The Mach-Gaensslen Foundation of Canada honours the lives of Vaclav F. Mach and Dr. Hanni Gaensslen by supporting research in cardiology, oncology, and psychiatry. Over $5.6 million has been provided in grants since 2001.

The foundation’s objectives are

  • to carry out, support, and promote medical research in the fields of cardiology, oncology, and psychiatry in Canada
  • to disseminate the findings of such research to the interested public
  • to promote excellence in education in the fields of cardiology, oncology, and psychiatry

Vaclav F. Mach (1917– 2001) was a Canadian success story. After fleeing oppression in Czechoslovakia, he worked his way up to senior positions in the textile industry in his adopted countries of Canada and Switzerland. He and his wife, Dr. Hanni Gaensslen, a Swiss physician, endowed two foundations — the Mach- Gaensslen Foundation of Canada and the Mach-Gaensslen Stiftung Schweiz in Switzerland — to undertake charitable works.

The first grant by the Mach-Gaensslen Foundation of Canada was made just after its formation in 2001, for an electron microscope for the Ottawa Hospital Research Institute. In 2004, the Foundation provided three years’ funding to the Ottawa Hospital Research Institute to conduct cardiac stem cell research.

In that year as well, it first funded medical student research at seven Canadian medical schools. The program has since expanded, so that 14 Canadian universities now receive medical student grants each year. The Foundation also supports students through two scholarships at Carleton University: the Mach-Gaensslen Foundation Scholarship in Health Sciences, awarded annually to an undergraduate in health sciences, and the Mach-Gaensslen Foundation Commemorative Graduate Prize in Neuroscience, awarded annually to a graduate student in neurosciences.

Mental health research has been a focus of the Foundation’s efforts in recent years. In 2012, the Foundation supported research on:

  • Child and adolescent eating disorders (Children’s Hospital of Eastern Ontario)
  • Youth suicide (Children’s Hospital of Eastern Ontario)
  • Mental health peer support (Peer Support Accreditation and Certification Canada)

In 2014, the Foundation partnered with the Do It for Daron (DIFD) campaign to help fund a $2 million chair in suicide prevention research at The Royal’s Institute of Mental Health Research (IMHR). The inaugural chair holder, Dr. Zachary Kaminsky, joined the IMHR in 2018.

In partnership with the Royal’s Institute of Mental Health Research, the Foundation also awards an annual prize of $100,000 to an outstanding emerging Canadian researcher or research team working in an area of mental health.

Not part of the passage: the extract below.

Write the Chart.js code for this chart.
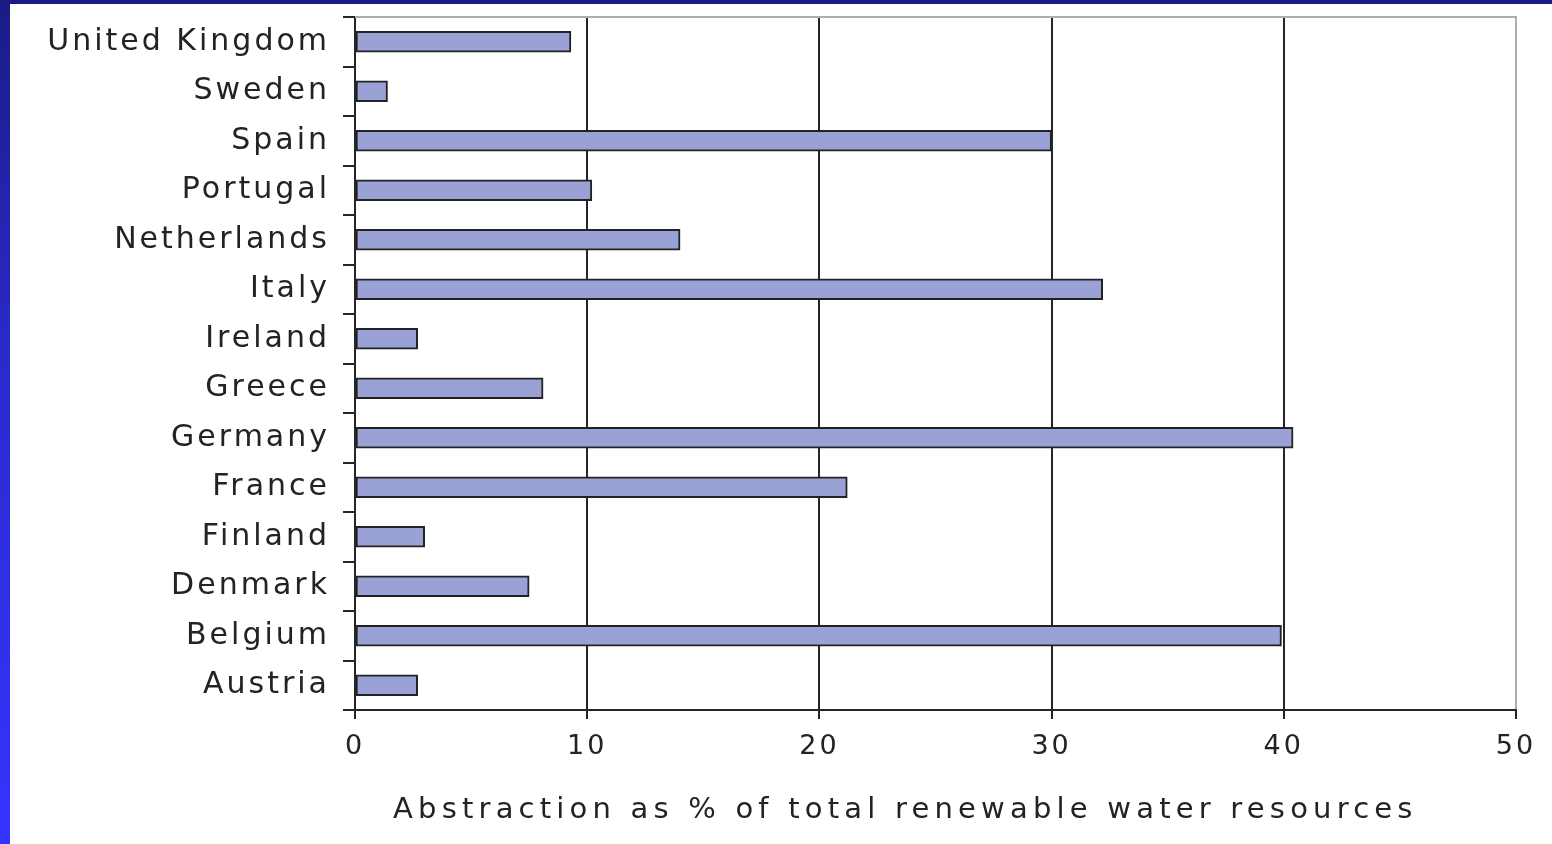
<!DOCTYPE html>
<html>
<head>
<meta charset="utf-8">
<title>Water abstraction</title>
<script src="https://cdn.jsdelivr.net/npm/chart.js@4/dist/chart.umd.min.js"></script>
<style>
  html, body { margin: 0; padding: 0; background: #ffffff; }
  #wrap { position: relative; width: 1552px; height: 844px; overflow: hidden; background: #ffffff; }
  #chart { position: absolute; left: 0; top: 0; }
  .edge-left { position: absolute; left: 0; top: 0; width: 10px; height: 844px;
    background: linear-gradient(to bottom, #1b1b86 0%, #2b2bd0 45%, #3434ff 100%); z-index: 2; }
  .edge-top { position: absolute; left: 0; top: 0; width: 1552px; height: 4px; background: #1b1b86; z-index: 3; }
</style>
</head>
<body>
<div id="wrap">
  <canvas id="chart" width="1552" height="844"></canvas>
  <div class="edge-left"></div>
  <div class="edge-top"></div>
</div>
<script>
// Countries, top to bottom
const countries = ['United Kingdom', 'Sweden', 'Spain', 'Portugal', 'Netherlands', 'Italy', 'Ireland',
  'Greece', 'Germany', 'France', 'Finland', 'Denmark', 'Belgium', 'Austria'];
// Abstraction as % of total renewable water resources
const abstraction = [9.3, 1.4, 30.0, 10.2, 14.0, 32.2, 2.7, 8.1, 40.4, 21.2, 3.0, 7.5, 39.9, 2.7];
// Value axis ticks
const xTickValues = [0, 10, 20, 30, 40, 50];
const xTitle = 'Abstraction as % of total renewable water resources';

const FONT = '"DejaVu Sans", Verdana, sans-serif';
const INK = '#232323';
const GRID = '#262626';
const FRAME = '#a9aeb4';

// Letter spacing and the grey frame along the top of the plot
const framePlugin = {
  id: 'framePlugin',
  beforeDraw(chart) {
    chart.ctx.letterSpacing = '0px';
  },
  afterDatasetsDraw(chart) {
    const { ctx, chartArea } = chart;
    ctx.save();
    ctx.strokeStyle = FRAME;
    ctx.lineWidth = 2;
    ctx.beginPath();
    ctx.moveTo(chartArea.left, chartArea.top);
    ctx.lineTo(chartArea.right + 1, chartArea.top);
    ctx.stroke();
    ctx.restore();
    ctx.letterSpacing = '3px';
  },
  afterDraw(chart) {
    const { ctx, chartArea } = chart;
    ctx.save();
    ctx.letterSpacing = '5.2px';
    ctx.font = '29px ' + FONT;
    ctx.fillStyle = INK;
    ctx.textAlign = 'left';
    ctx.textBaseline = 'alphabetic';
    ctx.fillText(xTitle, chartArea.left + 38, chartArea.bottom + 108);
    ctx.restore();
    ctx.letterSpacing = '0px';
  }
};

new Chart(document.getElementById('chart'), {
  type: 'bar',
  data: {
    labels: countries,
    datasets: [{
      data: abstraction,
      backgroundColor: '#9aa1d4',
      borderColor: '#222222',
      borderWidth: 2,
      borderSkipped: false,
      barThickness: 21
    }]
  },
  plugins: [framePlugin],
  options: {
    indexAxis: 'y',
    responsive: false,
    animation: false,
    layout: { padding: { left: 0, top: 17, right: 36, bottom: 0 } },
    plugins: {
      legend: { display: false },
      tooltip: { enabled: false },
      title: { display: false }
    },
    scales: {
      x: {
        type: 'linear',
        min: 0,
        max: 50,
        afterBuildTicks(scale) {
          scale.ticks = xTickValues.map(v => ({ value: v }));
        },
        afterFit(scale) {
          scale.height = 134;
          scale.paddingLeft = 0;
          scale.paddingRight = 0;
        },
        grid: {
          drawOnChartArea: true,
          drawTicks: true,
          tickLength: 9,
          lineWidth: 2,
          color: ctx => (ctx.tick && ctx.tick.value === 50 ? FRAME : GRID),
          tickColor: GRID
        },
        border: { display: true, color: GRID, width: 2 },
        ticks: {
          z: 1,
          padding: 12,
          color: INK,
          font: { family: FONT, size: 27 },
          maxRotation: 0,
          callback: v => String(v)
        }
      },
      y: {
        type: 'category',
        offset: true,
        afterFit(scale) {
          scale.width = 355;
          scale.paddingTop = 0;
          scale.paddingBottom = 0;
        },
        grid: {
          offset: true,
          drawOnChartArea: false,
          drawTicks: true,
          tickLength: 12,
          lineWidth: 2,
          color: GRID,
          tickColor: GRID
        },
        border: { display: true, color: GRID, width: 2 },
        ticks: {
          z: 1,
          padding: 13,
          color: INK,
          font: { family: FONT, size: 30 },
          autoSkip: false
        }
      }
    }
  }
});
</script>
</body>
</html>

First awarded in 2015, the Royal-Mach-Gaensslen Prize supports researchers with a demonstrated track record, scientific excellence, innovative thinking, imagination, and originality.

Several other mental health initiatives are receiving funding from the Foundation, including:

  • A pilot project at The Ottawa Hospital to improve physicians’ resilience to stress
  • Healthy End of Life Project (HELP) Ottawa, a community-based initiative to support people with advanced age, frailty, chronic and/or life-limiting illness to live at home or in the community as long as possible.